Force Multiplier 2: Build a Relevant Team Scoreboard

A relevant scorecard is essential to a high-performance team, but numbers for their own sake won’t make your meeting effective. Too many teams measure the wrong things — which can kill a team’s performance. The saying goes…”ask the wrong questions, get the wrong answers.” It’s best to focus on a few sets of metrics that are the most relevant to supporting the team in their decision-making and execution responsibilities.

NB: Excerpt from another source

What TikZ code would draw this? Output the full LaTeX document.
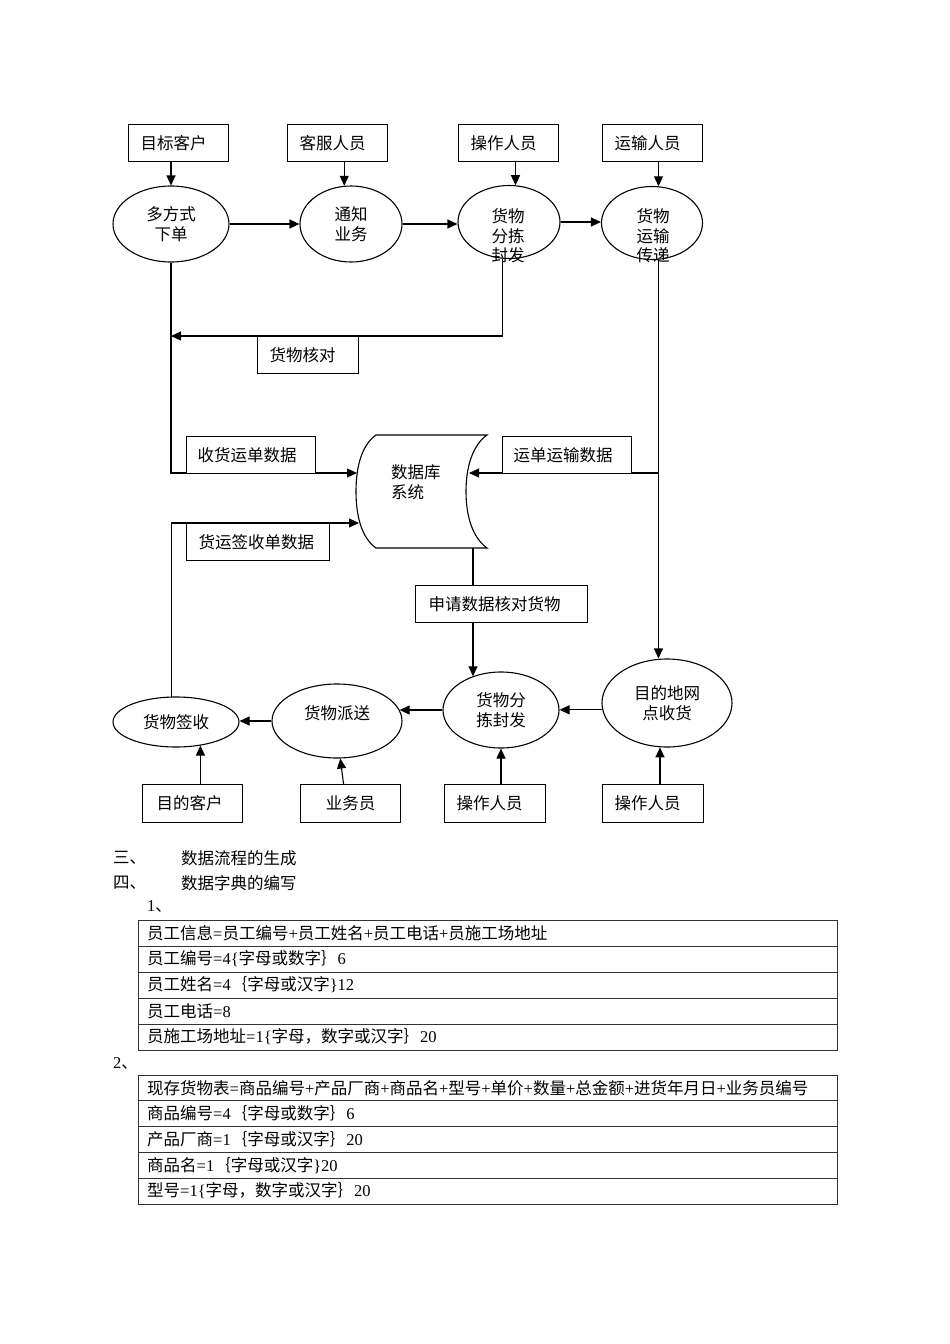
\documentclass[tikz,border=0pt]{standalone}
\usepackage{fontspec}
\setmainfont{Liberation Serif}
\newfontfamily\cjk{Noto Sans CJK SC}
\usetikzlibrary{shapes.geometric,arrows.meta,backgrounds}
\XeTeXinterchartokenstate=1
\newXeTeXintercharclass\hanclass
\newcount\hancode
\newcommand\sethanrange[2]{\hancode=#1 \loop\XeTeXcharclass\hancode=\hanclass \ifnum\hancode<#2 \advance\hancode by 1 \repeat}
\sethanrange{"3000}{"303F}
\sethanrange{"4E00}{"9FFF}
\sethanrange{"FF00}{"FFEF}
\XeTeXinterchartoks 0 \hanclass = {\cjk}
\XeTeXinterchartoks 4095 \hanclass = {\cjk}
\XeTeXinterchartoks \hanclass 0 = {\rmfamily}
\XeTeXinterchartoks \hanclass 4095 = {\rmfamily}
\begin{document}
\begin{tikzpicture}[x=1pt, y=-1pt,
  font=\fontsize{16.5}{19.5}\selectfont,
  proc/.style={ellipse, draw, line width=1.1pt, inner sep=0pt, align=center},
  tbox/.style={draw, fill=white, line width=1.1pt, inner xsep=12pt, inner ysep=0pt, minimum height=37pt, align=left, anchor=north west},
  arr/.style={line width=1.1pt, -{Triangle[length=10pt,width=9pt]}},
  plain/.style={inner sep=0pt, anchor=west},
  tline/.style={line width=0.9pt, black!80}]
\useasboundingbox (0,0) rectangle (950,1344);
\node[tbox, text width=76pt] (b1) at (128,124) {目标客户};
\node[tbox, text width=76pt] (b2) at (287,124) {客服人员};
\node[tbox, text width=76pt] (b3) at (458,124) {操作人员};
\node[tbox, text width=76pt] (b4) at (602,124) {运输人员};
\node[proc, minimum width=116pt, minimum height=76pt] (order) at (171,224) {多方式\\下单};
\node[proc, minimum width=102pt, minimum height=76pt] (notify) at (351,224) {通知\\业务};
\node[proc, minimum width=102pt, minimum height=73pt] (sort) at (509,222) {};
\node[align=center, inner sep=0pt] (sorttext) at (508,236) {货物\\分拣\\封发};
\node[proc, minimum width=101pt, minimum height=73pt] (carry) at (652,223) {};
\node[align=center, inner sep=0pt] (carrytext) at (653,236) {货物\\运输\\传递};
\node[tbox, text width=77pt] (chk) at (257,336) {货物核对};
\node[tbox, text width=107pt, inner xsep=11pt] (rcv) at (186,436) {收货运单数据};
\node[tbox, text width=107pt, inner xsep=11pt] (trn) at (502,436) {运单运输数据};
\node[tbox, text width=119pt] (sig) at (186,523) {货运签收单数据};
\node[minimum width=131pt, minimum height=113pt, inner sep=0pt] (db) at (421.5,491.5) {};
\draw[line width=1.1pt] (376,435) .. controls (362,445) and (356,466) .. (356,491.5) .. controls (356,517) and (362,538) .. (376,548) -- (487,548) .. controls (473,538) and (466,517) .. (466,491.5) .. controls (466,466) and (473,445) .. (487,435) -- cycle;
\node[plain, align=left] (dbtext) at (391,482) {数据库\\系统};
\coordinate (dbL1) at (357,473);
\coordinate (dbL2) at (359,523);
\coordinate (dbR) at (469,473);
\coordinate (dbB) at (473,548);
\node[tbox, text width=146pt, inner xsep=13pt] (req) at (415,585) {申请数据核对货物};
\node[proc, minimum width=130pt, minimum height=88pt] (dest) at (667,703) {目的地网\\点收货};
\node[proc, minimum width=116pt, minimum height=76pt] (sortB) at (501,710) {货物分\\拣封发};
\node[proc, minimum width=130pt, minimum height=74pt] (deliv) at (337,721) {};
\node[inner sep=0pt] (delivtext) at (337,713) {货物派送};
\node[proc, minimum width=126pt, minimum height=50pt] (sign) at (176,722) {货物签收};
\node[tbox, text width=72pt, minimum height=38pt, inner xsep=14pt] (bdest) at (142,784) {目的客户};
\node[tbox, text width=76pt, minimum height=38pt, align=center] (bsales) at (300,784) {业务员};
\node[tbox, text width=77pt, minimum height=38pt] (bop1) at (444,784) {操作人员};
\node[tbox, text width=77pt, minimum height=38pt] (bop2) at (602,784) {操作人员};
\begin{scope}[on background layer]
\draw[arr] (order.north |- b1.south) -- (order.north);
\draw[arr] (notify.100 |- b2.south) -- (notify.100);
\draw[arr] (sort.80 |- b3.south) -- (sort.80);
\draw[arr] (carry.80 |- b4.south) -- (carry.80);
\draw[arr] (order.east) -- (notify.west);
\draw[arr] (notify.east) -- (notify.east -| sort.west);
\draw[arr] (sort.east) -- (sort.east -| carry.west);
\draw[arr] (order.south) |- (dbL1);
\draw[arr] (sort.-100) |- (order.south |- chk.north);
\draw[arr] (carry.-80) -- (carry.-80 |- dest.north);
\draw[arr] (carry.-80 |- dbR) -- (dbR);
\draw[arr] (sign.101) |- (dbL2);
\draw[arr] (dbB) -- (dbB |- sortB.130);
\draw[arr] (dest.186) -- (dest.186 -| sortB.east);
\draw[arr] (sortB.west) -- (sortB.west -| deliv.10);
\draw[arr] (deliv.west) -- (deliv.west -| sign.east);
\draw[arr] (sign.-44 |- bdest.north) -- (sign.-44);
\draw[arr] ([xshift=-7pt]bsales.north) -- (deliv.-85);
\draw[arr] (sortB.south |- bop1.north) -- (sortB.south);
\draw[arr] (dest.-99 |- bop2.north) -- (dest.-99);
\end{scope}
\node[plain] (h3) at (113,858) {三、};
\node[plain] (h3text) at (181,858) {数据流程的生成};
\node[plain] (h4) at (113,883) {四、};
\node[plain] (h4text) at (181,883) {数据字典的编写};
\node[plain] (n1) at (147,907) {1、};
\draw[tline] (138,920) rectangle (837,1050);
\foreach \k in {1,...,4} \draw[tline] (138,920+26*\k) -- (837,920+26*\k);
\foreach \txt [count=\i] in {员工信息=员工编号+员工姓名+员工电话+员施工场地址, 员工编号=4\{字母或数字｝6, 员工姓名=4｛字母或汉字\}12, 员工电话=8, 员施工场地址=1\{字母，数字或汉字｝20}
  \node[plain] (staff\i) at (147,907+26*\i) {\txt};
\node[plain] (n2) at (113,1063) {2、};
\draw[tline] (138,1075) rectangle (837,1204);
\foreach \k in {1,...,4} \draw[tline] (138,1075+25.8*\k) -- (837,1075+25.8*\k);
\foreach \txt [count=\i] in {现存货物表=商品编号+产品厂商+商品名+型号+单价+数量+总金额+进货年月日+业务员编号, 商品编号=4｛字母或数字｝6, 产品厂商=1｛字母或汉字｝20, 商品名=1｛字母或汉字\}20, 型号=1\{字母，数字或汉字｝20}
  \node[plain] (goods\i) at (147,1062+25.8*\i) {\txt};
\end{tikzpicture}
\end{document}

Ad hoc reports can supplement these numbers when your team wants deeper analysis on a particular issue. Remember to keep the appropriate level of detail. Too little detail and the numbers are worthless. Too much detail and people don’t read or understand them. Let the team validate the format of your scorecard. Recognize that your initial scorecard will NOT be perfect and will need constant testing and revision until perfected. Finally, make sure that what you choose to measure supports the broader operational objectives.

Force Multiplier 3: Commit to a Set of “Living” Standards

Most companies have standard operating procedures (SOPs) — on the shelf in some cubical. Most SOPs are outdated the day they are written. This is a tragedy. Your SOPs can be the glue that enables standardized execution, but they have to be a central part of your team’s execution process. They have to be frequently updated living documents repeatedly referenced and upheld by leaders. In a flawlessly executing team, standards allow you to handle routine operations without further consideration and with greater speed. Most teams overlook this discipline or don’t take the time to document processes and standard procedures.

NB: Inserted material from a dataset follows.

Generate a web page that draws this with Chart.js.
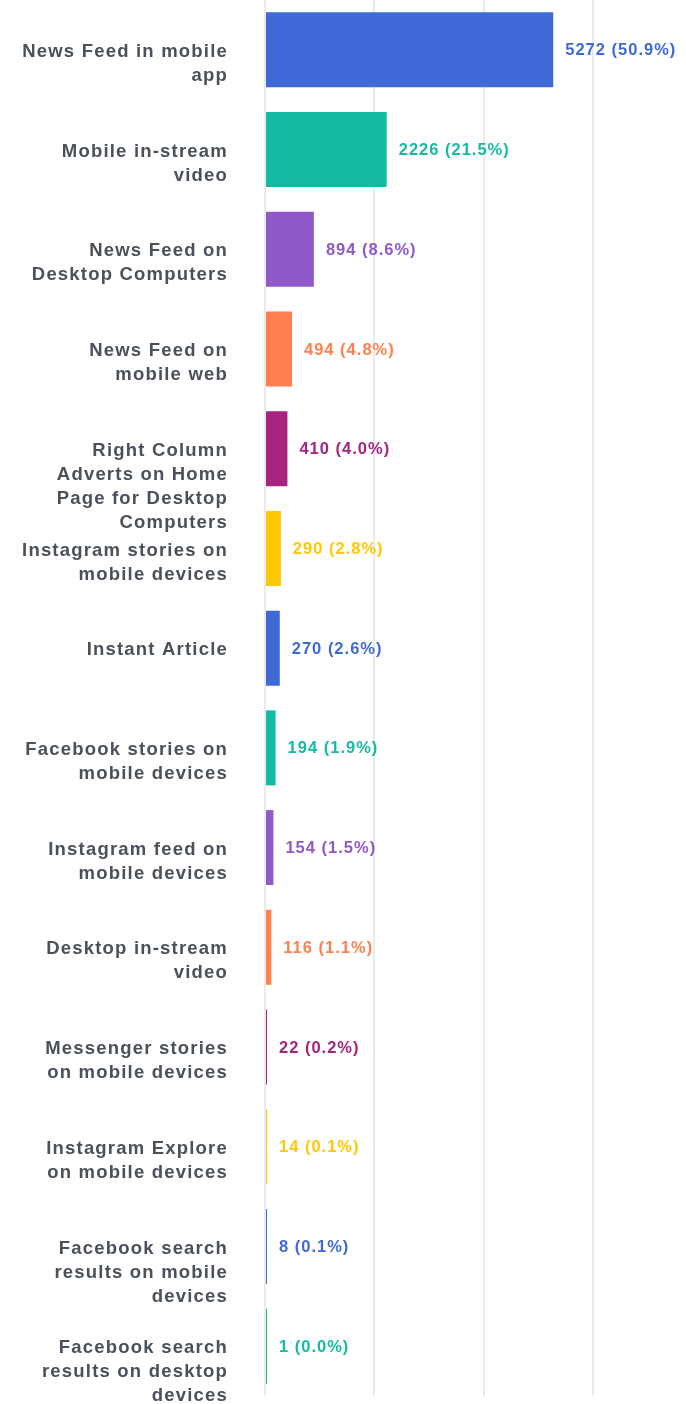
<!DOCTYPE html>
<html><head><meta charset="utf-8">
<script src="https://cdn.jsdelivr.net/npm/chart.js@4"></script>
<style>html,body{margin:0;padding:0;background:#fff}#wrap{width:686px;height:1404px;position:relative}</style>
</head><body><div id="wrap"><canvas id="c"></canvas></div>
<script>
const categories = [
  ["News Feed in mobile","app"],
  ["Mobile in-stream","video"],
  ["News Feed on","Desktop Computers"],
  ["News Feed on","mobile web"],
  ["Right Column","Adverts on Home","Page for Desktop","Computers"],
  ["Instagram stories on","mobile devices"],
  ["Instant Article"],
  ["Facebook stories on","mobile devices"],
  ["Instagram feed on","mobile devices"],
  ["Desktop in-stream","video"],
  ["Messenger stories","on mobile devices"],
  ["Instagram Explore","on mobile devices"],
  ["Facebook search","results on mobile","devices"],
  ["Facebook search","results on desktop","devices"]
];
const values = [5272,2226,894,494,410,290,270,194,154,116,22,14,8,1];
const percents = ["50.9","21.5","8.6","4.8","4.0","2.8","2.6","1.9","1.5","1.1","0.2","0.1","0.1","0.0"];
const palette = ["#3e69d6","#14bba1","#9058c8","#ff7f50","#a6237f","#ffc800"];
const xTicks = [0,2000,4000,6000];

const FONT = '"Liberation Sans", Arial, Helvetica, sans-serif';

const spacingPlugin = {
  id: 'spacing',
  beforeDraw(chart){ chart.ctx.letterSpacing = '1.2px'; },
  afterDraw(chart){ chart.ctx.letterSpacing = '0px'; }
};

const valueLabels = {
  id: 'valueLabels',
  afterDatasetsDraw(chart){
    const ctx = chart.ctx;
    const meta = chart.getDatasetMeta(0);
    ctx.save();
    ctx.font = 'bold 16.5px ' + FONT;
    ctx.letterSpacing = '1px';
    ctx.textBaseline = 'middle';
    ctx.textAlign = 'left';
    meta.data.forEach((bar, i) => {
      ctx.fillStyle = palette[i % palette.length];
      ctx.fillText(values[i] + ' (' + percents[i] + '%)', bar.x + 12, bar.y + 1);
    });
    ctx.restore();
  }
};

new Chart(document.getElementById('c'), {
  type: 'bar',
  data: {
    labels: categories.map(l => l.join(' ')),
    datasets: [{
      data: values,
      backgroundColor: values.map((v, i) => palette[i % palette.length]),
      borderWidth: 0,
      minBarLength: 2,
      barPercentage: 0.752,
      categoryPercentage: 1
    }]
  },
  options: {
    indexAxis: 'y',
    responsive: true,
    maintainAspectRatio: false,
    animation: false,
    layout: { padding: { top: 0, right: 0, bottom: 8, left: 0 } },
    plugins: { legend: { display: false }, tooltip: { enabled: false } },
    scales: {
      x: {
        min: 0,
        max: 7700,
        afterBuildTicks: s => { s.ticks = xTicks.map(v => ({ value: v })); },
        afterFit: s => { s.height = 0; s.paddingLeft = 0; s.paddingRight = 0; },
        ticks: { display: false },
        grid: { color: '#ebebeb', lineWidth: 2, drawTicks: false },
        border: { display: false }
      },
      y: {
        afterFit: s => { s.width = 265; s.paddingTop = 0; s.paddingBottom = 0; },
        grid: { display: false, drawTicks: false },
        border: { display: false },
        ticks: {
          autoSkip: false,
          padding: 37,
          labelOffset: 2,
          color: '#4a5159',
          font: { family: FONT, size: 18.5, weight: 'bold', lineHeight: 1.3 },
          callback: (v, i) => {
            const l = categories[i];
            return Array(l.length - 1).fill('').concat(l);
          }
        }
      }
    }
  },
  plugins: [spacingPlugin, valueLabels]
});
</script>
</body></html>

Standards are critical to gaining Lessons Learned from Debriefing. They can help you understand whether failure to adhere to the standards caused the failure or, conversely, whether your team’s success resulted from NOT following the standards. In this case, you would need to adjust your SOPs to the next best practice. When Debriefing yields a Lesson Learned, often these can be added to SOPs to leverage the best practice across, up and down the organization. High performing teams stand ready to hand-off their duties to another team and move on to the next challenge – without either team losing momentum.

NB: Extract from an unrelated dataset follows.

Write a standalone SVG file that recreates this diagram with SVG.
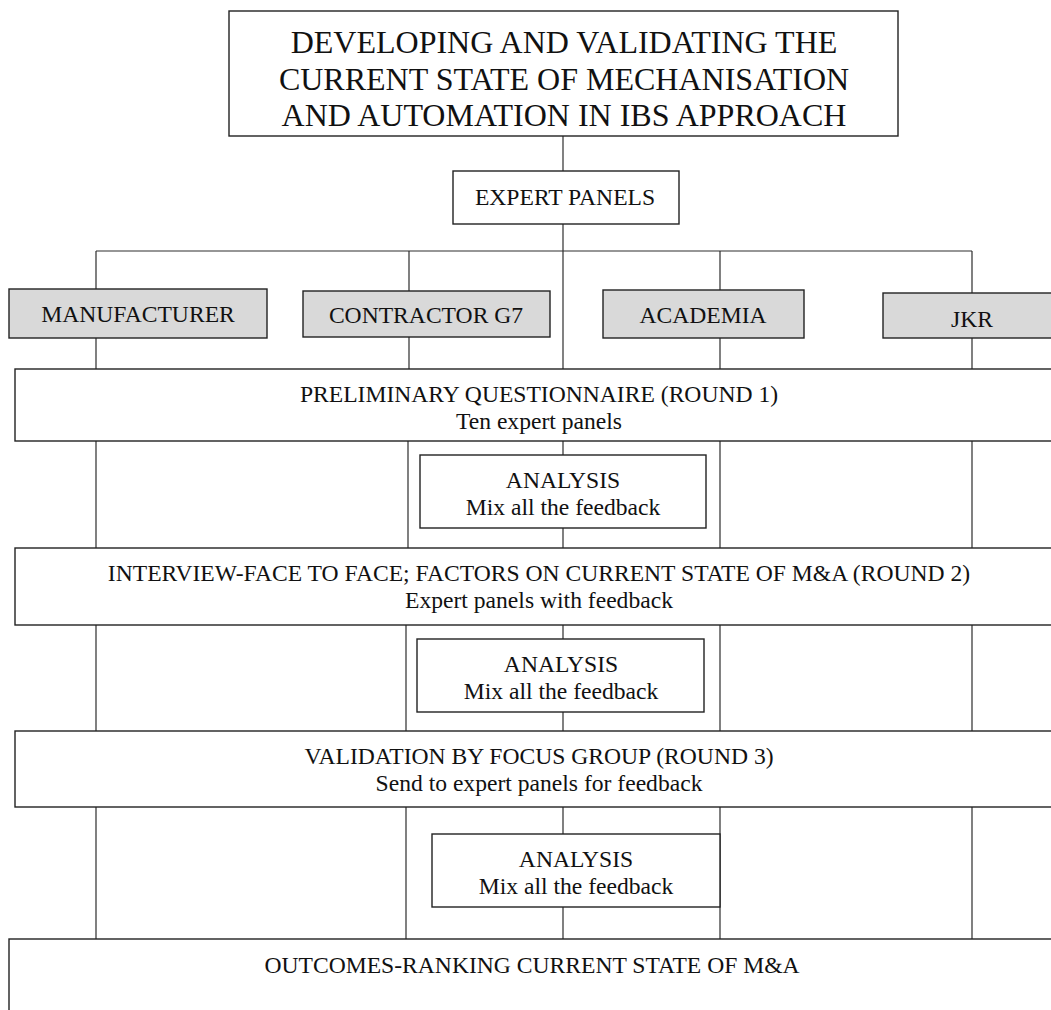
<svg xmlns="http://www.w3.org/2000/svg" width="1051" height="1010" viewBox="0 0 1051 1010">
<style>
.box{fill:#ffffff;stroke:#222222;stroke-width:1.4}
.cat{fill:#d9d9d9;stroke:#222222;stroke-width:1.4}
.ln{stroke:#2e2e2e;stroke-width:1.2;fill:none}
text{font-family:"Liberation Serif","DejaVu Serif",serif;fill:#111111;text-anchor:middle}
.t{font-size:32px}
.m{font-size:23.6px}
</style>
<rect width="1051" height="1010" fill="#ffffff"/>
<g id="connectors">
<path class="ln" d="M563 136V171"/>
<path class="ln" d="M563 224V369"/>
<path class="ln" d="M96 251H972"/>
<path class="ln" d="M96 251V289M409 251V291M720 251V290M972 251V293"/>
<path class="ln" d="M96 338V369M409 337V369M720 338V369M972 338V369"/>
<path class="ln" d="M96 441V548M408 441V548M720 441V548M972 441V548"/>
<path class="ln" d="M563 441V455M563 528V548"/>
<path class="ln" d="M96 625V731M406 625V731M720 625V731M972 625V731"/>
<path class="ln" d="M563 625V639M563 712V731"/>
<path class="ln" d="M96 807V939M406 807V939M720 807V939M972 807V939"/>
<path class="ln" d="M563 807V834M563 907V939"/>
</g>
<g id="title">
<rect class="box" x="229" y="11" width="669" height="125"/>
<text class="t" x="564" y="53">DEVELOPING AND VALIDATING THE</text>
<text class="t" x="564" y="90">CURRENT STATE OF MECHANISATION</text>
<text class="t" x="564" y="126">AND AUTOMATION IN IBS APPROACH</text>
</g>
<g id="expert-panels">
<rect class="box" x="453" y="171" width="226" height="53"/>
<text class="m" x="565" y="205">EXPERT PANELS</text>
</g>
<g id="manufacturer">
<rect class="cat" x="9" y="289" width="258" height="49"/>
<text class="m" x="138" y="322">MANUFACTURER</text>
</g>
<g id="contractor">
<rect class="cat" x="303" y="291" width="247" height="46"/>
<text class="m" x="426" y="323">CONTRACTOR G7</text>
</g>
<g id="academia">
<rect class="cat" x="603" y="290" width="201" height="48"/>
<text class="m" x="703" y="323">ACADEMIA</text>
</g>
<g id="jkr">
<rect class="cat" x="883" y="293" width="178" height="45"/>
<text class="m" x="972" y="327">JKR</text>
</g>
<g id="round1">
<rect class="box" x="15" y="369" width="1048" height="72"/>
<text class="m" x="539" y="402">PRELIMINARY QUESTIONNAIRE (ROUND 1)</text>
<text class="m" x="539" y="429">Ten expert panels</text>
</g>
<g id="analysis1">
<rect class="box" x="420" y="455" width="286" height="73"/>
<text class="m" x="563" y="488">ANALYSIS</text>
<text class="m" x="563" y="515">Mix all the feedback</text>
</g>
<g id="round2">
<rect class="box" x="15" y="548" width="1048" height="77"/>
<text class="m" x="539" y="581">INTERVIEW-FACE TO FACE; FACTORS ON CURRENT STATE OF M&amp;A (ROUND 2)</text>
<text class="m" x="539" y="608">Expert panels with feedback</text>
</g>
<g id="analysis2">
<rect class="box" x="417" y="639" width="287" height="73"/>
<text class="m" x="561" y="672">ANALYSIS</text>
<text class="m" x="561" y="699">Mix all the feedback</text>
</g>
<g id="round3">
<rect class="box" x="15" y="731" width="1048" height="76"/>
<text class="m" x="539" y="764">VALIDATION BY FOCUS GROUP (ROUND 3)</text>
<text class="m" x="539" y="791">Send to expert panels for feedback</text>
</g>
<g id="analysis3">
<rect class="box" x="432" y="834" width="288" height="73"/>
<text class="m" x="576" y="867">ANALYSIS</text>
<text class="m" x="576" y="894">Mix all the feedback</text>
</g>
<g id="outcomes">
<rect class="box" x="9" y="939" width="1046" height="90"/>
<text class="m" x="532" y="973">OUTCOMES-RANKING CURRENT STATE OF M&amp;A</text>
</g>
</svg>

Force Multiplier 4: Establish Disciplined Communication Rules

Undisciplined communication can sap the effectiveness of any group. We’re not talking about the interpersonal chat that goes on in an organization. We are talking about how team members transmit and receive information to one another that supports execution — voice mails, emails, text, CRM & social messaging, ad hoc meetings and more which is absolutely essential to effective team building. Nothing will turn a high performing team into a low performing team faster than undisciplined communication. Teams with good Execution Rhythm take these daily communications seriously enough to create detailed standards for them. Here are a few examples:

► Communication should be face to face first, voice second and email/text last.
► Never reply more than once to an email. Start a new email so the recipient does not have to read a long string of messages to determine the central point.
► Always address conflict in person or via telephone/web meeting, never via email.

Moving a team from average performance to a high-performance team requires consistent, intentional behaviors which are most effectively learned through professional team building.